A ‘beautiful and splendid cabinet of the arts’ in Brighton, 200 years ago
This is a legacy story from an earlier version of our website. It may contain some formatting issues and broken links.
Now that museums and galleries are reopening, we look at an early Brighton picture gallery in the Circus Street area.
What cultural entertainment was available in Brighton 200 years ago? Apart from events at assembly rooms, horse racing, theatres and libraries, Brighton also had a picture gallery in the early 1820s, long before art exhibitions were held in the Royal Pavilion (from 1850) and Brighton Museum was built (1873).
This image from 1823 shows the interior of the much-praised picture gallery. It stood at what is now roughly the area between Circus Street and Grand Parade, a plot of land that was developed between 1806 and 1808. This development included a riding school and equestrian circus, known as the Royal Circus, opened by Messrs Kendall and Co in August 1808. An engraving from 1809 shows an impressive nine–bay, three–storey structure, adorned with a large Pegasus sculpture. Wings to the north and south housed a coffee house (the beginning of Brighton café culture?), billiard rooms and a ‘confectionery’.
In 1819 Mr Bodicote opened a picture gallery in the building, which quickly became a meeting place for Brighton society. Having paid a one–shilling admission, or one guinea for annual membership, visitors could also read newspapers, magazines and reviews in the gallery. The engraving showing the interior appeared in several publications, including Richard Sickelmore’s book The History of Brighton (1823). He describes the gallery as a ‘beautiful and splendid cabinet of the arts…, it is decidedly unrivalled, provincially, and may be fairly classed with those of the first consequence in London.’

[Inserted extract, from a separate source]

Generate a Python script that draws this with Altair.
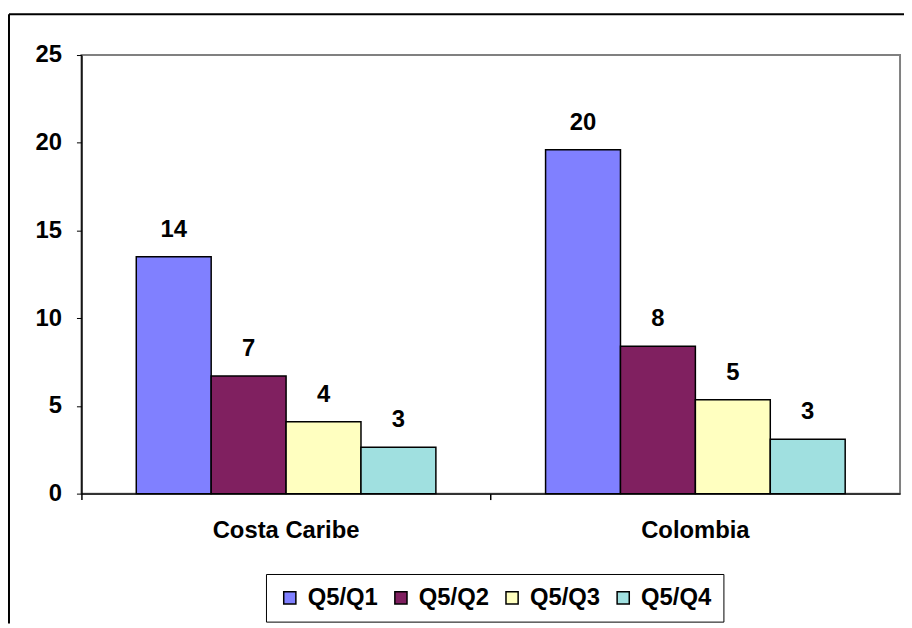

Indeed, the gallery looks impressive: fashionably dressed visitors can be seen flocking in, and the paintings are arranged in a style reminiscent of London’s Royal Academy summer exhibitions – hung closely and all the way to the top of each wall of the top-lit room. Pictures on levels above the ‘eye line’ are slightly tilted, for better visibility. In the early years after its opening, Brighton Museum displayed paintings in the same way.The list of artists shown was surprisingly international, comprising Dutch, Flemish, Italian, German, Spanish and French masters, among them Parmigiano, Veronese, Caravaggio, Poussin, Ruysdael, Mengs, Hogarth, Gainsborough and others, as well as ‘the finest collection of De Loutherbourg’s work extant’. There are no records confirming that the great painters John Constable or JMW Turner visited the gallery, but it seems highly likely that during their extended stays in Brighton in the 1820s they would have dropped in.
Sadly, the gallery, dependent on sales of pictures, was not a commercial success, and closed in 1823, with much of the art being auctioned at Christie’s. By 1827 the building housed a ‘Bazaar’, its walls still lined with the paintings that did not get sold at the Christie’s auction. J Whittemore notes in one of his Brighton guidebooks that ‘although we lament the alterations [the building] has undergone, we are gratified to perceive that in its present state, it affords an hour’s amusement to the numerous fashionable visitors.’ A tiny engraving shows a building that seems to have been refaced, with the wings gone. Sadly, no trace of it remains today, but the area around Circus Street has recently undergone extensive development, and Brighton University’s School of Art borders the area, which is a rather nice coincidence.